(Records for this exercise):
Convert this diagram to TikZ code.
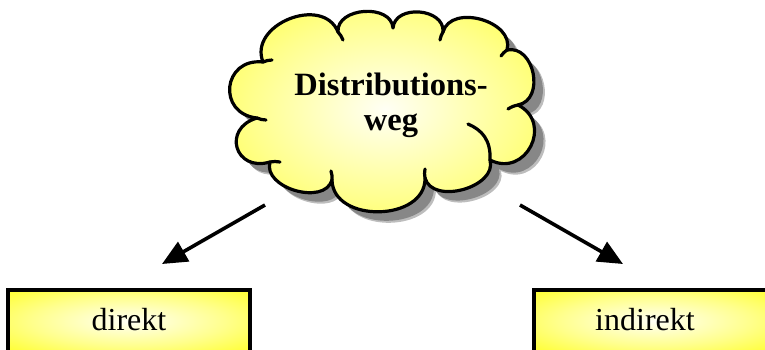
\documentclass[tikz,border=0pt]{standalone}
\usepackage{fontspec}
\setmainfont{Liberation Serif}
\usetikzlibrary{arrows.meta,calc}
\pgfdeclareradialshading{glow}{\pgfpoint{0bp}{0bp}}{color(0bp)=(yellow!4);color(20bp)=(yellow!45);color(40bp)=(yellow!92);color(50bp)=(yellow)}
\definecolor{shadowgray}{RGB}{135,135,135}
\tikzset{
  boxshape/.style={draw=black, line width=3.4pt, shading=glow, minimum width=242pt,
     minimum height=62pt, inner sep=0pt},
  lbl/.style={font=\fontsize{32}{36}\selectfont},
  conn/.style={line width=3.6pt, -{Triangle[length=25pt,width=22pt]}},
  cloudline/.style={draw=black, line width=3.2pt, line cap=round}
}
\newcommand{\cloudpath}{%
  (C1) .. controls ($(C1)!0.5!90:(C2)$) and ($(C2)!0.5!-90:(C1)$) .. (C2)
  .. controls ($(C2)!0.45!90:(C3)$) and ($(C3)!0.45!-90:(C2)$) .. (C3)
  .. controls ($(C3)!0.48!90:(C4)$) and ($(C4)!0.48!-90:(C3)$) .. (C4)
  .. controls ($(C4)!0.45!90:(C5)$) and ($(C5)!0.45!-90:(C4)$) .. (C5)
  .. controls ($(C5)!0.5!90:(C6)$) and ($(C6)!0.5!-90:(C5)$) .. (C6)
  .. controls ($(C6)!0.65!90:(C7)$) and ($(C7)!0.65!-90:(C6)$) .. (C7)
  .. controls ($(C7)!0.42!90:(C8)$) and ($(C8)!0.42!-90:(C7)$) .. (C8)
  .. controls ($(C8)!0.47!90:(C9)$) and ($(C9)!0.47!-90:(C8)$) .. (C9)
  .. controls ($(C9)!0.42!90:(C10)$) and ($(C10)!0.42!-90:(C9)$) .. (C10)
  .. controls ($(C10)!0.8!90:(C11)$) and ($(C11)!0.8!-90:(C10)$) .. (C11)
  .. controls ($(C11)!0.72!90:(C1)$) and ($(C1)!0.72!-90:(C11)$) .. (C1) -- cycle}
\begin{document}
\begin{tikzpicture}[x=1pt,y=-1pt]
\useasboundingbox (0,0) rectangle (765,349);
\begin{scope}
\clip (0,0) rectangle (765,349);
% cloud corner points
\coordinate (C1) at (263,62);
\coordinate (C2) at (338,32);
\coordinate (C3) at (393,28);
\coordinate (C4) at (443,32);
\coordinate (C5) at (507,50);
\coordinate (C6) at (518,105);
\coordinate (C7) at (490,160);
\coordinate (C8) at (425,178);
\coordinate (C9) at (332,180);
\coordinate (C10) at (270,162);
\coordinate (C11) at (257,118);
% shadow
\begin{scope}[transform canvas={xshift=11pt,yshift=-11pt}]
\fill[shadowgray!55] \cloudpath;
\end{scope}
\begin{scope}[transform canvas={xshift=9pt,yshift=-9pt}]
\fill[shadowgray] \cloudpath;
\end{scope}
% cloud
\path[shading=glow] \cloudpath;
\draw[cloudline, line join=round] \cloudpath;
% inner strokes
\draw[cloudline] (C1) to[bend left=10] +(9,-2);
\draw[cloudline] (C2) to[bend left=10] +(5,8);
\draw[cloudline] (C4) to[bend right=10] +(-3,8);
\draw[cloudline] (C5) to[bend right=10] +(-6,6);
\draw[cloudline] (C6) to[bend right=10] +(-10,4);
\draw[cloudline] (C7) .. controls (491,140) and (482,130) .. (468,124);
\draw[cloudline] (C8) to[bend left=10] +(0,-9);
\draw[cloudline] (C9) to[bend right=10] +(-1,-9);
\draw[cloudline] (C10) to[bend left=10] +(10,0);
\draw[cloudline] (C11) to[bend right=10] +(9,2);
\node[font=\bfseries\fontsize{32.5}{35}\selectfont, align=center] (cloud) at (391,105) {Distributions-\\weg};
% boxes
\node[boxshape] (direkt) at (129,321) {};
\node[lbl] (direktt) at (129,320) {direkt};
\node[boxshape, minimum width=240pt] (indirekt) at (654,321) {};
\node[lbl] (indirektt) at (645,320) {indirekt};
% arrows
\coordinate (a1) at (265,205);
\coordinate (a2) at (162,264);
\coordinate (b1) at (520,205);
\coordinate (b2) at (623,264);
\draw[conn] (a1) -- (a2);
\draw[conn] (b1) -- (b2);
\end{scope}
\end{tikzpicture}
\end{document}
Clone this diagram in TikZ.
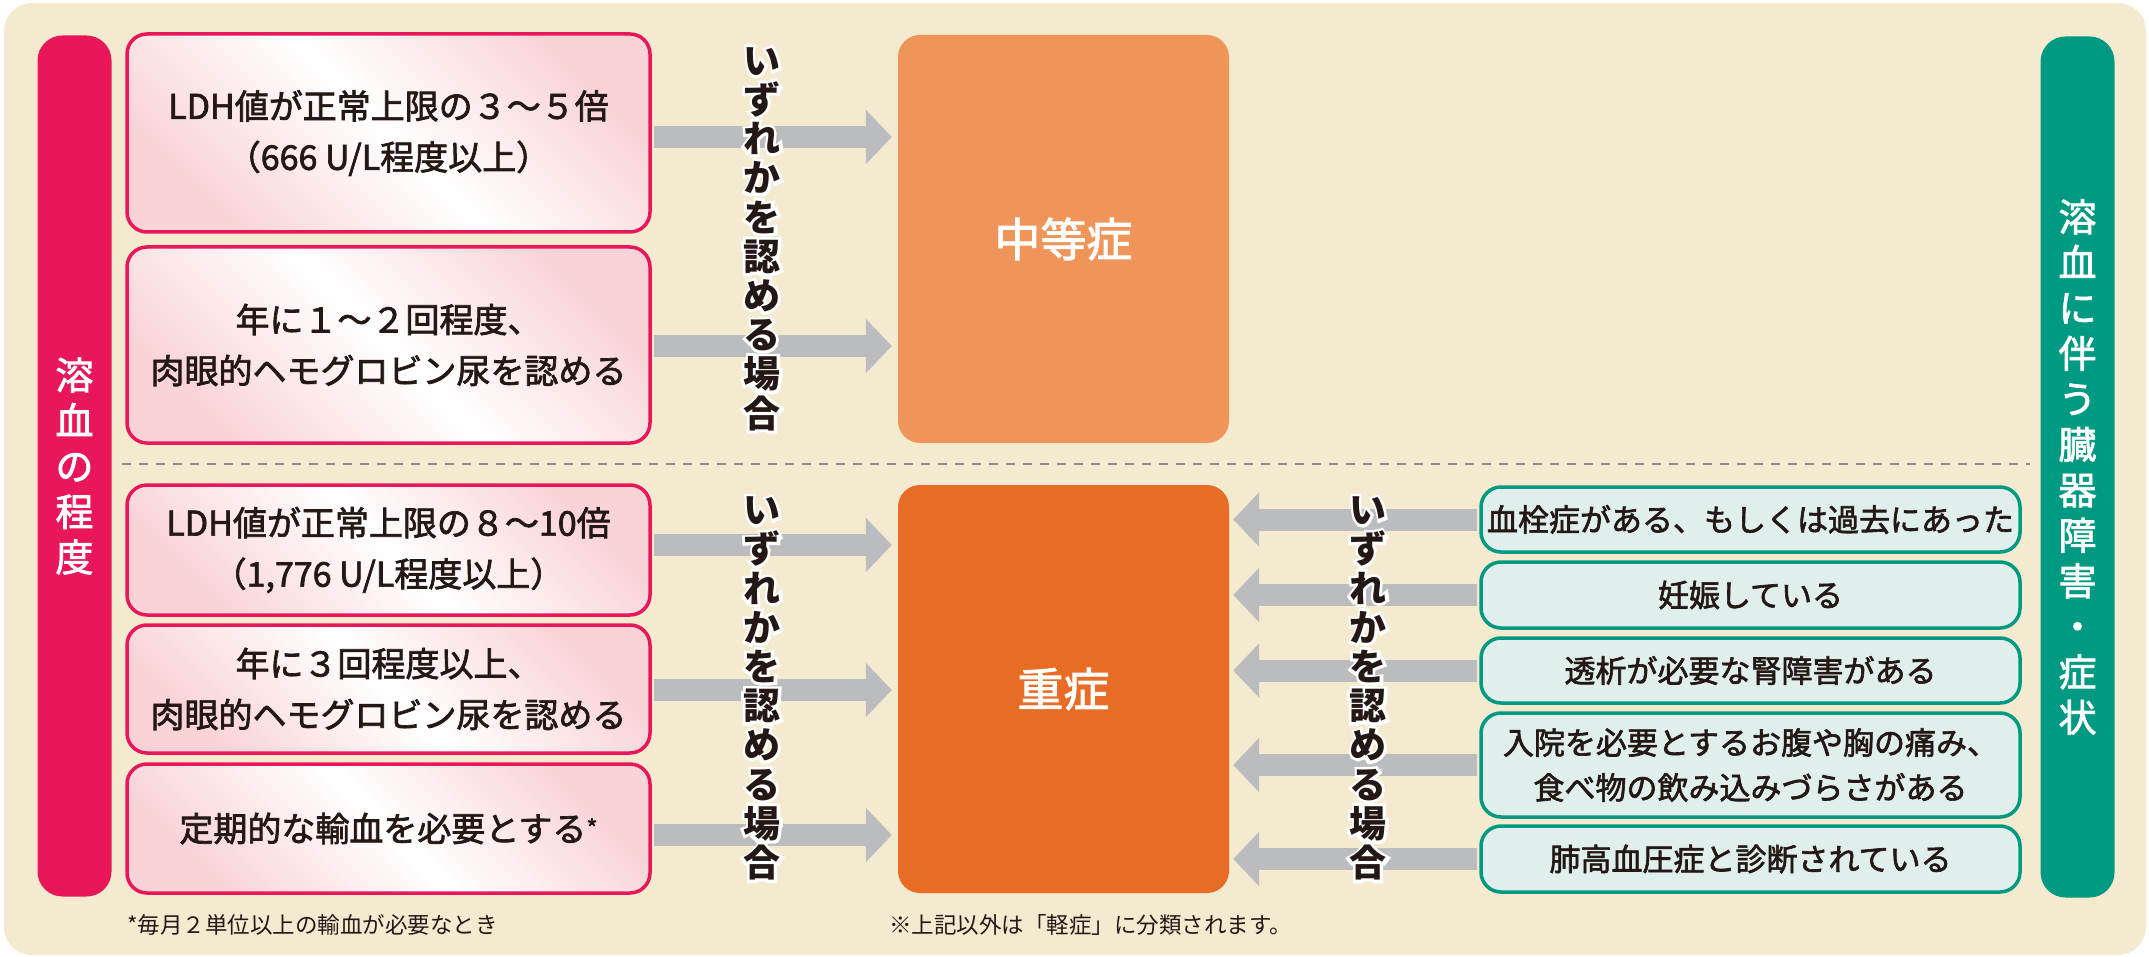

(Short task): Repeat the material exactly as it reads, without any of its pictures.

(Finished task):
Convert this diagram to TikZ code.
\documentclass[tikz,border=0pt]{standalone}
\usepackage{fontspec}
\setmainfont{Liberation Serif}
\usetikzlibrary{arrows.meta,calc}
\pgfdeclareradialshading{glow}{\pgfpoint{0bp}{0bp}}{color(0bp)=(yellow!4);color(20bp)=(yellow!45);color(40bp)=(yellow!92);color(50bp)=(yellow)}
\definecolor{shadowgray}{RGB}{135,135,135}
\tikzset{
  boxshape/.style={draw=black, line width=3.4pt, shading=glow, minimum width=242pt,
     minimum height=62pt, inner sep=0pt},
  lbl/.style={font=\fontsize{32}{36}\selectfont},
  conn/.style={line width=3.6pt, -{Triangle[length=25pt,width=22pt]}},
  cloudline/.style={draw=black, line width=3.2pt, line cap=round}
}
\newcommand{\cloudpath}{%
  (C1) .. controls ($(C1)!0.5!90:(C2)$) and ($(C2)!0.5!-90:(C1)$) .. (C2)
  .. controls ($(C2)!0.45!90:(C3)$) and ($(C3)!0.45!-90:(C2)$) .. (C3)
  .. controls ($(C3)!0.48!90:(C4)$) and ($(C4)!0.48!-90:(C3)$) .. (C4)
  .. controls ($(C4)!0.45!90:(C5)$) and ($(C5)!0.45!-90:(C4)$) .. (C5)
  .. controls ($(C5)!0.5!90:(C6)$) and ($(C6)!0.5!-90:(C5)$) .. (C6)
  .. controls ($(C6)!0.65!90:(C7)$) and ($(C7)!0.65!-90:(C6)$) .. (C7)
  .. controls ($(C7)!0.42!90:(C8)$) and ($(C8)!0.42!-90:(C7)$) .. (C8)
  .. controls ($(C8)!0.47!90:(C9)$) and ($(C9)!0.47!-90:(C8)$) .. (C9)
  .. controls ($(C9)!0.42!90:(C10)$) and ($(C10)!0.42!-90:(C9)$) .. (C10)
  .. controls ($(C10)!0.8!90:(C11)$) and ($(C11)!0.8!-90:(C10)$) .. (C11)
  .. controls ($(C11)!0.72!90:(C1)$) and ($(C1)!0.72!-90:(C11)$) .. (C1) -- cycle}
\begin{document}
\begin{tikzpicture}[x=1pt,y=-1pt]
\useasboundingbox (0,0) rectangle (765,349);
\begin{scope}
\clip (0,0) rectangle (765,349);
% cloud corner points
\coordinate (C1) at (263,62);
\coordinate (C2) at (338,32);
\coordinate (C3) at (393,28);
\coordinate (C4) at (443,32);
\coordinate (C5) at (507,50);
\coordinate (C6) at (518,105);
\coordinate (C7) at (490,160);
\coordinate (C8) at (425,178);
\coordinate (C9) at (332,180);
\coordinate (C10) at (270,162);
\coordinate (C11) at (257,118);
% shadow
\begin{scope}[transform canvas={xshift=11pt,yshift=-11pt}]
\fill[shadowgray!55] \cloudpath;
\end{scope}
\begin{scope}[transform canvas={xshift=9pt,yshift=-9pt}]
\fill[shadowgray] \cloudpath;
\end{scope}
% cloud
\path[shading=glow] \cloudpath;
\draw[cloudline, line join=round] \cloudpath;
% inner strokes
\draw[cloudline] (C1) to[bend left=10] +(9,-2);
\draw[cloudline] (C2) to[bend left=10] +(5,8);
\draw[cloudline] (C4) to[bend right=10] +(-3,8);
\draw[cloudline] (C5) to[bend right=10] +(-6,6);
\draw[cloudline] (C6) to[bend right=10] +(-10,4);
\draw[cloudline] (C7) .. controls (491,140) and (482,130) .. (468,124);
\draw[cloudline] (C8) to[bend left=10] +(0,-9);
\draw[cloudline] (C9) to[bend right=10] +(-1,-9);
\draw[cloudline] (C10) to[bend left=10] +(10,0);
\draw[cloudline] (C11) to[bend right=10] +(9,2);
\node[font=\bfseries\fontsize{32.5}{35}\selectfont, align=center] (cloud) at (391,105) {Distributions-\\weg};
% boxes
\node[boxshape] (direkt) at (129,321) {};
\node[lbl] (direktt) at (129,320) {direkt};
\node[boxshape, minimum width=240pt] (indirekt) at (654,321) {};
\node[lbl] (indirektt) at (645,320) {indirekt};
% arrows
\coordinate (a1) at (265,205);
\coordinate (a2) at (162,264);
\coordinate (b1) at (520,205);
\coordinate (b2) at (623,264);
\draw[conn] (a1) -- (a2);
\draw[conn] (b1) -- (b2);
\end{scope}
\end{tikzpicture}
\end{document}
Clone this diagram in TikZ.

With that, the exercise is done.